## Instructions to follow
Below is the data. Give it again, complete and exact.

## Supplied material
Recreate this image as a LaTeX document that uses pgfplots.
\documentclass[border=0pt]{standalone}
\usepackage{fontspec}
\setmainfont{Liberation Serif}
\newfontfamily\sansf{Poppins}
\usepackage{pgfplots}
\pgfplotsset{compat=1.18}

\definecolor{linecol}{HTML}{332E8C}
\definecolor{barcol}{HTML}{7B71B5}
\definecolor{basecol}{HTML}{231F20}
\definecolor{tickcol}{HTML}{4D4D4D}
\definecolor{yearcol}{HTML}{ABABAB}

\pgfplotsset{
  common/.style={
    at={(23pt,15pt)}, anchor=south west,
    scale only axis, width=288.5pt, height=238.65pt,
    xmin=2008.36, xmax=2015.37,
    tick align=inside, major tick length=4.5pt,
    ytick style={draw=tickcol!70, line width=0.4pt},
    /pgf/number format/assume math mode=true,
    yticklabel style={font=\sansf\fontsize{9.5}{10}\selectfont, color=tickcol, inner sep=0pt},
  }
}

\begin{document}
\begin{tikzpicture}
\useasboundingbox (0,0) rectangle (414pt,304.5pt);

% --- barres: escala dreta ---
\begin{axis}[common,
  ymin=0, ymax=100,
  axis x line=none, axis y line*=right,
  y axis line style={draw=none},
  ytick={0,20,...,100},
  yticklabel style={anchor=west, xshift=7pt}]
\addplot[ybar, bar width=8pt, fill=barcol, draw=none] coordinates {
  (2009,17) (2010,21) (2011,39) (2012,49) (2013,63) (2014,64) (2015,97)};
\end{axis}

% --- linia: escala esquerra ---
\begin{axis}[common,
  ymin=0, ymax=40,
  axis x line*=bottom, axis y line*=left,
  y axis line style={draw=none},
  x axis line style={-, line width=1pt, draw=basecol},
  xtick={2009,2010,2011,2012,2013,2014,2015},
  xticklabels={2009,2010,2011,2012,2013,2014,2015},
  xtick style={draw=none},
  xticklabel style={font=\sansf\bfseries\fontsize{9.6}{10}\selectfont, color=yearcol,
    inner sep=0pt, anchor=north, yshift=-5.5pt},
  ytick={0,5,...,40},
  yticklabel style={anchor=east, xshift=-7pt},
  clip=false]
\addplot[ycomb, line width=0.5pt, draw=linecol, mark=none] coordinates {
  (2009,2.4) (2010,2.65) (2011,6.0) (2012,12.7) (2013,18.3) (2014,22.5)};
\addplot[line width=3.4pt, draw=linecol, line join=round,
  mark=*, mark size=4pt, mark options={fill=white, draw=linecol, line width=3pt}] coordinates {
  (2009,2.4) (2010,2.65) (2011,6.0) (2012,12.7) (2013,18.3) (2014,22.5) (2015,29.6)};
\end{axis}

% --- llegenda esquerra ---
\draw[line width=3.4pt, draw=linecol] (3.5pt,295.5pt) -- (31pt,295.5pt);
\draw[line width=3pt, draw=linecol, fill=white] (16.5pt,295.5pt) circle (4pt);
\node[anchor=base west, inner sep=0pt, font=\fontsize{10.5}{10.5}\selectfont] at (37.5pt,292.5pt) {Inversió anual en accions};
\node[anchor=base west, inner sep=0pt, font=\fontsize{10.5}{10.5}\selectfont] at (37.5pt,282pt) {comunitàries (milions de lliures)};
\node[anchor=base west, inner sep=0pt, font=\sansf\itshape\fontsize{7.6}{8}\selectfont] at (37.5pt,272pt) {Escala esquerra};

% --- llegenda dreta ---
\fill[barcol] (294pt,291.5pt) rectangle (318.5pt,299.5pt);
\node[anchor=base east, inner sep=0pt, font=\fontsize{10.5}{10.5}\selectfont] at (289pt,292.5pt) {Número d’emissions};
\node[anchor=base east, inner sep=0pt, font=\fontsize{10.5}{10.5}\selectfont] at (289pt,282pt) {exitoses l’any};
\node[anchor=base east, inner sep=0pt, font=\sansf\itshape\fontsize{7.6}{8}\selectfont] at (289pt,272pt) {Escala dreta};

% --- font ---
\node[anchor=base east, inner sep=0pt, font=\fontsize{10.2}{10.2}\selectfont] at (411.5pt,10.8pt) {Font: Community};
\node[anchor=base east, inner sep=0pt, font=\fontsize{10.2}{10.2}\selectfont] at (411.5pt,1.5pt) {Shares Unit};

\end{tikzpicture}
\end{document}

## Complete output
Recreate this image as a LaTeX document that uses pgfplots.
\documentclass[border=0pt]{standalone}
\usepackage{fontspec}
\setmainfont{Liberation Serif}
\newfontfamily\sansf{Poppins}
\usepackage{pgfplots}
\pgfplotsset{compat=1.18}

\definecolor{linecol}{HTML}{332E8C}
\definecolor{barcol}{HTML}{7B71B5}
\definecolor{basecol}{HTML}{231F20}
\definecolor{tickcol}{HTML}{4D4D4D}
\definecolor{yearcol}{HTML}{ABABAB}

\pgfplotsset{
  common/.style={
    at={(23pt,15pt)}, anchor=south west,
    scale only axis, width=288.5pt, height=238.65pt,
    xmin=2008.36, xmax=2015.37,
    tick align=inside, major tick length=4.5pt,
    ytick style={draw=tickcol!70, line width=0.4pt},
    /pgf/number format/assume math mode=true,
    yticklabel style={font=\sansf\fontsize{9.5}{10}\selectfont, color=tickcol, inner sep=0pt},
  }
}

\begin{document}
\begin{tikzpicture}
\useasboundingbox (0,0) rectangle (414pt,304.5pt);

% --- barres: escala dreta ---
\begin{axis}[common,
  ymin=0, ymax=100,
  axis x line=none, axis y line*=right,
  y axis line style={draw=none},
  ytick={0,20,...,100},
  yticklabel style={anchor=west, xshift=7pt}]
\addplot[ybar, bar width=8pt, fill=barcol, draw=none] coordinates {
  (2009,17) (2010,21) (2011,39) (2012,49) (2013,63) (2014,64) (2015,97)};
\end{axis}

% --- linia: escala esquerra ---
\begin{axis}[common,
  ymin=0, ymax=40,
  axis x line*=bottom, axis y line*=left,
  y axis line style={draw=none},
  x axis line style={-, line width=1pt, draw=basecol},
  xtick={2009,2010,2011,2012,2013,2014,2015},
  xticklabels={2009,2010,2011,2012,2013,2014,2015},
  xtick style={draw=none},
  xticklabel style={font=\sansf\bfseries\fontsize{9.6}{10}\selectfont, color=yearcol,
    inner sep=0pt, anchor=north, yshift=-5.5pt},
  ytick={0,5,...,40},
  yticklabel style={anchor=east, xshift=-7pt},
  clip=false]
\addplot[ycomb, line width=0.5pt, draw=linecol, mark=none] coordinates {
  (2009,2.4) (2010,2.65) (2011,6.0) (2012,12.7) (2013,18.3) (2014,22.5)};
\addplot[line width=3.4pt, draw=linecol, line join=round,
  mark=*, mark size=4pt, mark options={fill=white, draw=linecol, line width=3pt}] coordinates {
  (2009,2.4) (2010,2.65) (2011,6.0) (2012,12.7) (2013,18.3) (2014,22.5) (2015,29.6)};
\end{axis}

% --- llegenda esquerra ---
\draw[line width=3.4pt, draw=linecol] (3.5pt,295.5pt) -- (31pt,295.5pt);
\draw[line width=3pt, draw=linecol, fill=white] (16.5pt,295.5pt) circle (4pt);
\node[anchor=base west, inner sep=0pt, font=\fontsize{10.5}{10.5}\selectfont] at (37.5pt,292.5pt) {Inversió anual en accions};
\node[anchor=base west, inner sep=0pt, font=\fontsize{10.5}{10.5}\selectfont] at (37.5pt,282pt) {comunitàries (milions de lliures)};
\node[anchor=base west, inner sep=0pt, font=\sansf\itshape\fontsize{7.6}{8}\selectfont] at (37.5pt,272pt) {Escala esquerra};

% --- llegenda dreta ---
\fill[barcol] (294pt,291.5pt) rectangle (318.5pt,299.5pt);
\node[anchor=base east, inner sep=0pt, font=\fontsize{10.5}{10.5}\selectfont] at (289pt,292.5pt) {Número d’emissions};
\node[anchor=base east, inner sep=0pt, font=\fontsize{10.5}{10.5}\selectfont] at (289pt,282pt) {exitoses l’any};
\node[anchor=base east, inner sep=0pt, font=\sansf\itshape\fontsize{7.6}{8}\selectfont] at (289pt,272pt) {Escala dreta};

% --- font ---
\node[anchor=base east, inner sep=0pt, font=\fontsize{10.2}{10.2}\selectfont] at (411.5pt,10.8pt) {Font: Community};
\node[anchor=base east, inner sep=0pt, font=\fontsize{10.2}{10.2}\selectfont] at (411.5pt,1.5pt) {Shares Unit};

\end{tikzpicture}
\end{document}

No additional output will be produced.